I'd just like to know the best way of listing all integer factors of a number, given a dictionary of its prime factors and their exponents.
For example if we have {2:3, 3:2, 5:1} (2^3 * 3^2 * 5 = 360)
Then I could write:
for i in range(4):
for j in range(3):
for k in range(1):
print 2**i * 3**j * 5**k
But here I've got 3 horrible for loops. Is it possible to abstract this into a function given any factorization as a dictionary object argument?
Basically, what you have here is a set, consisting of each factor of the target number. In your example, the set would be {2 2 2 3 3 5}. Each strict subset of that set is the factorization of one of the divisors of your number, so if you can generate all the subsets of that set, you can multiply the elements of each subset together and get all the integer divisors.
The code should be pretty obvious from there: generate a list containing the factorization, generate all subsets of that list (bonus points for using a generator; I think there's a relevant function in the standard library). Then multiply and go from there. Not optimally efficient by any means, but nice looking.
Using itertools.product from Python 2.6:
#!/usr/bin/env python
import itertools, operator
def all_factors(prime_dict):
series = [[p**e for e in range(maxe+1)] for p, maxe in prime_dict.items()]
for multipliers in itertools.product(*series):
yield reduce(operator.mul, multipliers)
Example:
print sorted(all_factors({2:3, 3:2, 5:1}))
Output:
[1, 2, 3, 4, 5, 6, 8, 9, 10, 12, 15, 18, 20, 24, 30, 36, 40, 45, 60,
72, 90, 120, 180, 360]
Yes. When you've got an algorithm that needs n nested for loops, you can usually turn it into a recursive function:
def print_factors(d, product=1):
if len(d) == 0: # Base case: we've dealt with all prime factors, so
print product # Just print the product
return
d2 = dict(d) # Copy the dict because we don't want to modify it
k,v = d2.popitem() # Pick any k**v pair from it
for i in range(v+1): # For all possible powers i of k from 0 to v (inclusive)

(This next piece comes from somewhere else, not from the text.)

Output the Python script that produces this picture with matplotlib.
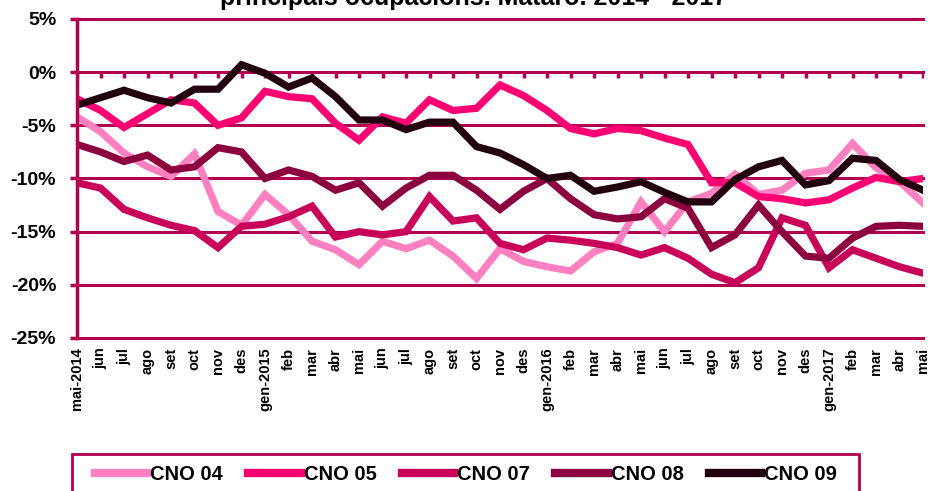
import numpy as np
import matplotlib
matplotlib.use('Agg')
import matplotlib.pyplot as plt
from matplotlib.patches import Rectangle

plt.rcParams['font.family'] = ['Liberation Sans', 'DejaVu Sans']
plt.rcParams['font.weight'] = 'bold'

# months mai-2014 .. mai-2017
months = ['mai-2014', 'jun', 'jul', 'ago', 'set', 'oct', 'nov', 'des',
          'gen-2015', 'feb', 'mar', 'abr', 'mai', 'jun', 'jul', 'ago', 'set',
          'oct', 'nov', 'des', 'gen-2016', 'feb', 'mar', 'abr', 'mai', 'jun',
          'jul', 'ago', 'set', 'oct', 'nov', 'des', 'gen-2017', 'feb', 'mar',
          'abr', 'mai']

# interannual variation (%)
cno04 = [-4.2, -5.6, -7.6, -8.9, -9.8, -7.7, -13.1, -14.4, -11.5, -13.4,
         -15.9, -16.7, -18.1, -15.9, -16.6, -15.8, -17.3, -19.4, -16.6, -17.8,
         -18.3, -18.7, -16.9, -16.1, -12.2, -15.0, -12.2, -11.4, -9.6, -11.5,
         -11.1, -9.5, -9.2, -6.7, -9.0, -10.3, -12.3]
cno05 = [-2.5, -3.6, -5.2, -3.9, -2.6, -2.9, -5.0, -4.3, -1.8, -2.3,
         -2.5, -4.8, -6.4, -4.2, -4.8, -2.6, -3.6, -3.4, -1.2, -2.2,
         -3.6, -5.3, -5.8, -5.3, -5.5, -6.2, -6.8, -10.4, -10.4, -11.7,
         -11.9, -12.3, -12.0, -10.9, -9.9, -10.3, -10.0]
cno07 = [-10.4, -10.9, -12.9, -13.7, -14.4, -14.9, -16.5, -14.5, -14.3, -13.6,
         -12.6, -15.5, -15.0, -15.3, -15.0, -11.7, -14.0, -13.7, -16.1, -16.7,
         -15.6, -15.8, -16.1, -16.5, -17.2, -16.5, -17.5, -19.0, -19.8, -18.4,
         -13.7, -14.4, -18.4, -16.7, -17.5, -18.3, -18.9]
cno08 = [-6.8, -7.5, -8.4, -7.8, -9.2, -8.9, -7.1, -7.5, -10.0, -9.2,
         -9.8, -11.1, -10.4, -12.6, -10.9, -9.7, -9.7, -11.1, -12.9, -11.2,
         -10.0, -11.9, -13.4, -13.8, -13.6, -11.9, -12.8, -16.5, -15.3, -12.5,
         -15.0, -17.3, -17.5, -15.6, -14.5, -14.4, -14.5]
cno09 = [-3.1, -2.4, -1.7, -2.4, -2.9, -1.6, -1.6, 0.7, -0.1, -1.4,
         -0.55, -2.3, -4.5, -4.5, -5.4, -4.7, -4.7, -7.0, -7.6, -8.7,
         -10.0, -9.7, -11.2, -10.8, -10.3, -11.3, -12.2, -12.2, -10.1, -8.9,
         -8.3, -10.6, -10.2, -8.1, -8.3, -10.1, -11.1]

series = [('CNO 04', cno04, '#ff80c0'),
          ('CNO 05', cno05, '#ff0073'),
          ('CNO 07', cno07, '#c8005a'),
          ('CNO 08', cno08, '#8c0040'),
          ('CNO 09', cno09, '#220010')]
yticks = [5, 0, -5, -10, -15, -20, -25]
axis_col = '#b0004f'

fig = plt.figure(figsize=(9.3, 4.91), dpi=100)
ax = fig.add_axes([77/930, 1-338/491, 846/930, 319/491])

x = np.arange(len(months))
for name, vals, col in series:
    ax.plot(x, vals, color=col, lw=5.2, label=name, solid_joinstyle='miter')

ax.set_xlim(0, len(months)-1)
ax.set_ylim(-25, 5)
ax.set_yticks(yticks)
ax.set_yticklabels(['%d%%' % v for v in yticks], fontsize=14, fontweight='bold')
ax.set_xticks(x)
ax.set_xticklabels(months, rotation=90, fontsize=10.5, fontweight='bold')
ax.tick_params(axis='x', length=0, pad=7)
ax.tick_params(axis='y', length=5, width=2.5, color=axis_col, pad=10)

ax.grid(axis='y', color=axis_col, lw=2.2)
for gl in ax.get_ygridlines():
    gl.set_clip_on(False)
ax.set_axisbelow(True)
for s in ['top', 'right', 'bottom']:
    ax.spines[s].set_visible(False)
ax.spines['left'].set_color(axis_col)
ax.spines['left'].set_linewidth(2.5)

# category axis crosses at 0%
ax.plot(x, np.zeros(len(x)), ls='none', marker=3, ms=4, mew=2.5,
        color=axis_col, zorder=1)

fig.text(474/930, 1-5/491, 'principals ocupacions. Mataró. 2014 - 2017',
         ha='center', va='baseline', fontsize=18, fontweight='bold')

leg = fig.legend(loc='center left', bbox_to_anchor=(95/930, 1-475/491),
                 ncol=5, frameon=False, fontsize=14.5, handlelength=2.6,
                 handletextpad=0.15, columnspacing=1.25, borderpad=0,
                 borderaxespad=0)
for h in leg.get_lines():
    h.set_linewidth(6)
fig.patches.append(Rectangle((72/930, -0.1), 787/930, 0.1 + 1-454/491,
                             transform=fig.transFigure, fill=False,
                             edgecolor=axis_col, lw=2))

fig.savefig('out.png', dpi=100)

# Multiply the product by k**i and recurse.
print_factors(d2, product*k**i)
d = {2:3, 3:2, 5:1}
print_factors(d)
Well, not only you have 3 loops, but this approach won't work if you have more than 3 factors :)
One possible way:
def genfactors(fdict):
factors = set([1])
for factor, count in fdict.iteritems():
for ignore in range(count):
factors.update([n*factor for n in factors])
# that line could also be:
# factors.update(map(lambda e: e*factor, factors))
return factors
factors = {2:3, 3:2, 5:1}
for factor in genfactors(factors):
print factor
Also, you can avoid duplicating some work in the inner loop: if your working set is (1,3), and want to apply to 2^3 factors, we were doing:
(1,3) U (1,3)*2 = (1,2,3,6)(1,2,3,6) U (1,2,3,6)*2 = (1,2,3,4,6,12)(1,2,3,4,6,12) U (1,2,3,4,6,12)*2 = (1,2,3,4,6,8,12,24)See how many duplicates we have in the second sets?
But we can do instead:
(1,3) + (1,3)*2 = (1,2,3,6)(1,2,3,6) + ((1,3)*2)*2 = (1,2,3,4,6,12)(1,2,3,4,6,12) + (((1,3)*2)*2)*2 = (1,2,3,4,6,8,12,24)The solution looks even nicer without the sets:
def genfactors(fdict):
factors = [1]
for factor, count in fdict.iteritems():
newfactors = factors
for ignore in range(count):
newfactors = map(lambda e: e*factor, newfactors)
factors += newfactors
return factors
I have blogged about this, and the fastest pure python (without itertools) comes from a post by Tim Peters to the python list, and uses nested recursive generators:
def divisors(factors) :
"""
Generates all divisors, unordered, from the prime factorization.
"""
ps = sorted(set(factors))
omega = len(ps)
def rec_gen(n = 0) :
if n == omega :
yield 1
else :
pows = [1]
for j in xrange(factors.count(ps[n])) :
pows += [pows[-1] * ps[n]]
for q in rec_gen(n + 1) :
for p in pows :
yield p * q
for p in rec_gen() :
yield p
Note that the way it is written, it takes a list of prime factors, ont a dictionary, i.e. [2,2,2,3,3,5] instead of {2 : 3, 3 : 2, 5 : 1}